The White House is launching its invasion of Iraq without any clear evidence that Iraq had anything to do with 9/11. On March 20th, 2003, the United States invaded Iraq. They‘re still waterboarding Khalid Sheikh Mohammed at that time. Shock and awe—the war begins.

The Bush White House has two huge problems on its hands. One, it still hasn‘t proven a link between Iraq and al Qaeda. And two, it needs to find the weapons of mass destruction that they said were in Iraq. Enter Charles Duelfer, a former U.N. weapons inspector who is sent to Iraq after the invasion to help locate those weapons.

In April of 2003, the month after the invasion, Duelfer is involved in the questioning of a high-ranking Iraqi, who was an intelligence officer for Saddam Hussein. Duelfer and the rest of the team are getting information from that officer. He is, as they say, being cooperative.

But at some point during the process, a message comes from Washington. Quote, “Some in Washington at very senior levels, not in the CIA, were concerned that the debriefing was too gentle. They asked if enhanced measures, such as waterboarding should be used.”

Duelfer says he considered the request to be reprehensible. He believed the rationale for the order was political.

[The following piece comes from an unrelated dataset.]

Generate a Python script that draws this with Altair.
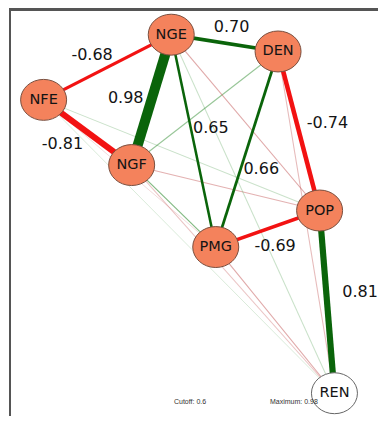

The request it seemed was to use waterboarding to find the Iraq-al Qaeda link, a link the White House had failed to prove for more than two years despite even using methods known to provide false information.

U.S. officials were being asked to waterboard not to prevent some imminent attack, but to justify an attack that had already been launched by us—against Iraq.

Today, the bombshell news from former NBC News investigative producer, Bob Windrem, that the suggestion to torture this Iraqi source, to use torture not to prevent an attack but to find that link, that suggestion came directly from the office of Vice President Cheney.